身体上出现的异常令小鱼不敢直接求助天依等人。她辗转在哈撒坦的大街小巷上,试图像其他染上疾病的人一样找教会寻求帮助,自然最后也是吃了闭门羹,铩羽而归。
小鱼和其他被驱赶到城外的人群呆在一起,目光呆滞,看上去万分无助。在哈撒坦卫兵的努力下,城内城外俨然成了两个世界。一边是天堂,人们正常生活,教堂正常开放;另一边则是地狱,数以千计的人群在聚集在城外,久久不愿离去。他们或坐或躺,东倒西歪,疾病缠身。即便到了这种地步,仍期望城内的人能大发慈悲,对他们施以援手。
但正如此前神医预料的那样,在这场疑似人为引发的浩劫中,将无一人得以幸免。
不过短短数周的时间,疫病以哈撒坦、帝国周边小镇为中心,逐步向其他地域散布开来。陷入绝望的人们拖着病痛的身躯,如同行尸走肉一般游走在世界各地,渴望在其他地方求得救治。
这时,不知是哪里透露的风声,有人传闻,位于帝国附近的天枢城,有“真正”的圣光教会可以驱逐病痛,化解人们的苦难。

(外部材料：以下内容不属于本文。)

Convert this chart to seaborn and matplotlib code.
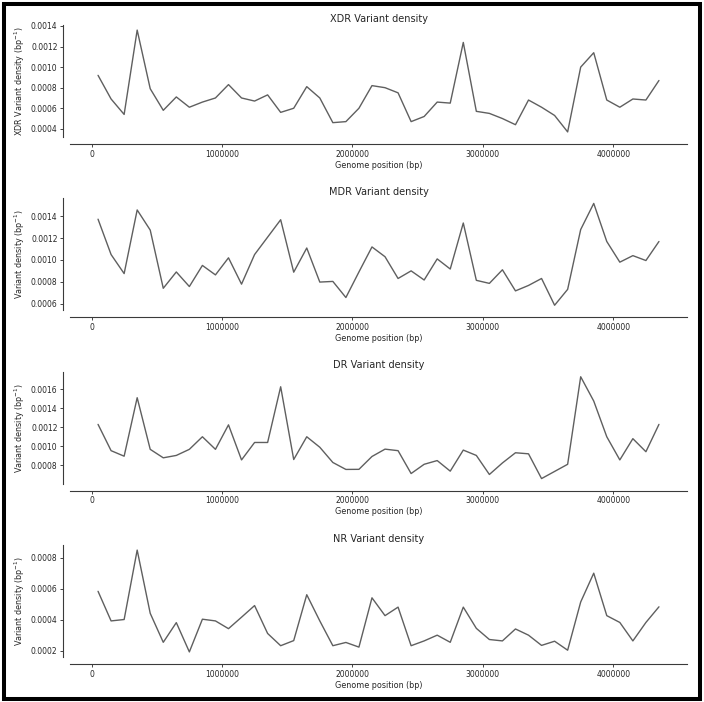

天枢城外,身患疾病、渴望获得救赎的人群从城门口排到了数公里外。入口处,白果果率领一众白衣人,为准备入教的人发放盛满可疑的紫红色液体的玻璃瓶。
一名老人走上前,伸出双手,颤巍巍地结果瓶子。他身上大面积的皮肤已经开始腐烂,半个右手手掌已经露出了皑皑白骨,看上去瘆人无比。他紧张卖力地呼吸着,面容痛苦无比,似乎每一个动作都会牵扯到浑身的伤口。忽然间,递过来的玻璃瓶没有接住,径直掉落在碎石地面上,碎成了渣渣,紫红色的液体洒落了一地。老人慌忙趴在地上,伸出舌头拼命舔舐着地面上能救命的药剂。对于他而言,生命已经走到了油尽灯枯的程度,要么喝下药剂成为教众,要么死。
“一边去,别挡路!”一个白衣人看不下去,快步上前,抬起脚就将老人踹飞了几米远。老人的身体在地面上滚动了几圈,血迹涂抹在距离城门几米的土地上,然后一动不动,就好像已经断气了。数分钟之后,他的身体猛地抖动了一下,在其他病患惊异而又期待的目光中,像个没事人一样爬了起来。老人的表情充满了轻松与不可思议,不断扭动腰部,检查着自己的身体。在他看来,已经折磨困扰了他数十天的病痛突然消失了,他感觉到了前所未有的轻快。
即便,他身体上的伤势依然存在,右手仍然只剩下枯骨而不见血肉。